About 50% of the water that goes through city pipes are lost because those pipes are leaking and draining, so, certainly drought helps keep it fresh in the mind, but really it’s underground. You don’t see we’re losing 50% of our water, and so, that’s a catalyst right there for investment, as well.
Steven Halpern: Let’s turn to some of your favorite investment ideas in this sector and one idea that you consider a particularly intriguing buy right now is Layne Christensen (LAYN). What’s the outlook here?
Nick Hodge: This is really one of my favorite companies, not just in the water space, but across the nexus of investments that I look at. It’s the number one driller of water wells in the US. It’s a top five US sewer repair and construction company.
It’s the number two trenchless pipe rehabilitator in the country and it’s basically a drilling company, right? It drills water wells, it drills oil wells, and it drills exploratory wells in the mineral sector, but it’s really been bogged down by some problems, right?
It derived a large portion of its revenue from that mineral sector—from its minerals division—and that sector globally is in a six-year bear market, so revenues from that division have fallen off sharply, which has led to losses.
But at the same time, its other divisions, mainly its water division and its inline pipe rehabilitation division—which relines pipes while they’re still underground—has been doing gangbusters, and so, really this is a turnaround story, right?
Management either needs to sell the mineral division and the heavy civil division and focus on just the water division or it needs to pare down those divisions that are making losses to the bone.
Other than that, the company is in really good shape. It has, just in its heavy civil segments and mineral divisions, it has $260 million in assets. That means it can sell those, pay off its $130 million in debt and still be left with $120, $125 million in cash.
The company is going to do $700 million to $800 million in sales this year, but it’s only trading at $138 million market cap, a reflection of their recent losses from the minerals division, so I think once we take care of this minerals division thing and let the water division continue to ramp up, I think this is a heck of a turnaround story, especially down at around $7 or $8, this is certainly a $10 stock.

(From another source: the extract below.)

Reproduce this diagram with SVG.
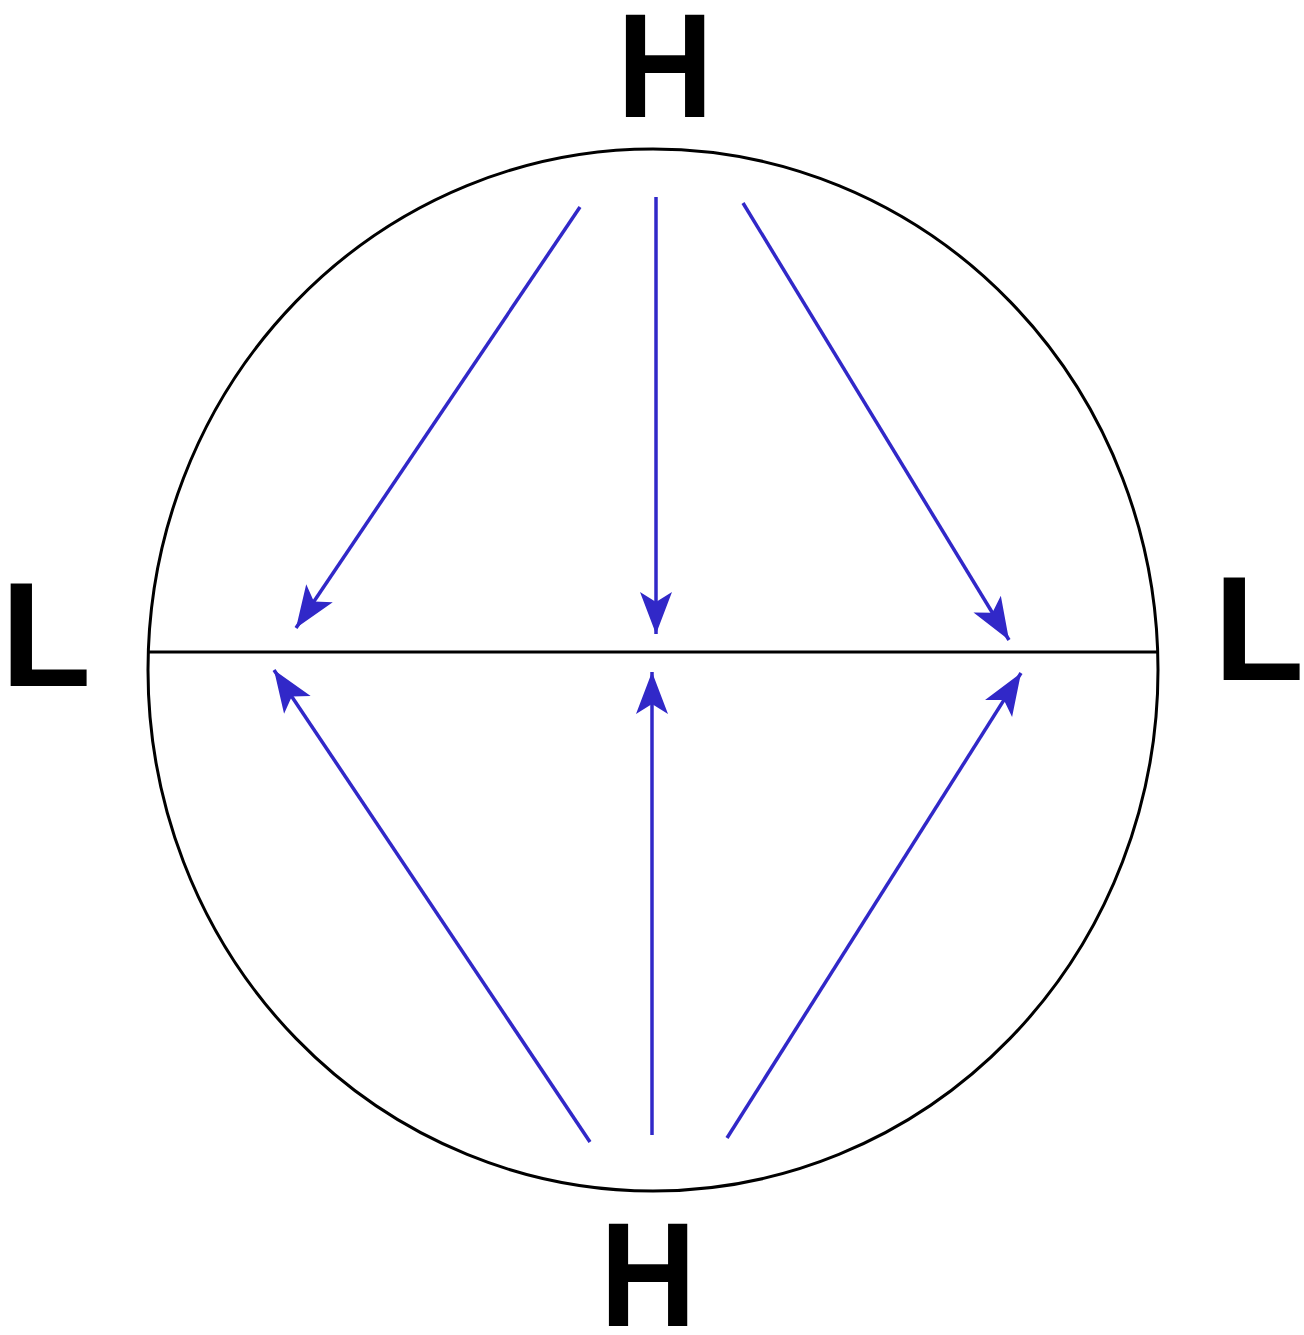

Steven Halpern: Now, you’re also bullish on a company called Lindsay Corp. (LNN). What’s the attraction here?
Nick Hodge: Lindsay is a very interesting company. They primarily make large irrigation units. These are the giant sprinklers you see in the middle of cornfields and soybean fields as you’re driving through the country, but they make them a little bit different than other companies. These are very smart machines.
They’re GPS-enabled, they’re connected to the Internet, they’re connected via Wi-Fi to centers in the ground, so they know exactly which crops need how much water, exactly which acre needs how much water, and so, they don’t waste a drop in that respect.
They also don’t use much energy and they don’t require as much manpower because they can be moved around the fields remotely from the farmer’s barn or from his home, and so, they generally save water, and they save energy and manpower.
But the problem has been that the soft commodity prices over the past few years have meant that farmers haven’t spent as much on equipment as they typically do, so Lindsay’s revenues have been hurt in that regard. Still, the company is profitable.
It just reported four-year earnings this week. Had $26 million in profits—or $2.22 per share on $560 million in revenue—so it’s profitable. It’s been raising its dividends and it has said it plans to do that in the coming years as well, so right now it’s already paying 28 cents, I believe, per share quarterly.
And, you know, once the commodity sector—the agriculture sector—turns around and we can get higher prices for corn and beans, then farmers will start spending once again and Lindsay will be even more profitable than it already is during this downturn.
Steven Halpern: Now, your water sector portfolio also includes two funds that you recommend for their long-term value and as dividend-payers. The first of those is Macquarie Infrastructure (MIC). What does this company offer to investors?
Nick Hodge: This is basically an infrastructure, sort of, a holding company, if you will, that trades like an MLP, but it’s not, it’s a company. And what it does is, it owns, operates, and invests in a portfolio of infrastructure businesses.
It owns an airport business that refuels planes on the tarmac and builds airports and hangars, it owns a 50% interest in the largest bulk liquid tunneling business in the US, it has a gas processing and distribution business and it also owns a portfolio of power and energy investments that include renewable generation facilities like solar and wind, and also, other utility businesses.
So it’s a soup-to-nuts infrastructure play, really, which is why I like it. It’s big, it’s stable, it pays a nice dividend. It’s a $6 billion market cap company that is generating a billion dollars a year in profits, so, you know, a nice low PE and multiple there and it’s also yielding 5.7% annually, so a nice solid play in a sector that is stable and not going anywhere.
Steven Halpern: Now, finally, you recommend a direct play on the water sector and that’s the Guggenheim S&P Global Water ETF (CGW). How can investors use this as a way to get diversified exposure to the sector?
Nick Hodge: CGW is just a one-stop shop fund for the water sector globally, so, it was the first fund listed in the US that is a global water ETF. Holds 50 water-related companies, and only 38% of them are from the US, so it’s truly a global fund.
17% of the company is in the United Kingdom and the rest are spread out across the world, but it does a good job of diversifying between large stable utilities and the growth opportunities that include parts manufacturers like pipe manufacturers and pump manufacturers.
So you own really a basket of water companies, 50 of them across the world. Has a low expense ratio of .65% and you still get a tiny dividend of 1.5% that more than outspends that expense ratio.
If you don’t want to take a direct bet on an individual company like Lindsay or Layne, you can certainly buy the Guggenheim S&P Global Water ETF and get exposure to the entire sector.
I will note that it does own Lindsay as one of its holdings but it does not own Layne, so if you want to buy one fund to get exposure to the entire water industry, CGW would be the way to do it.
Steven Halpern: Again, our guest is Nick Hodge of Like-Minded People. I thank you for your time today. It’s a very fascinating discussion.
Nick Hodge: You’re most certainly welcome. It was my pleasure.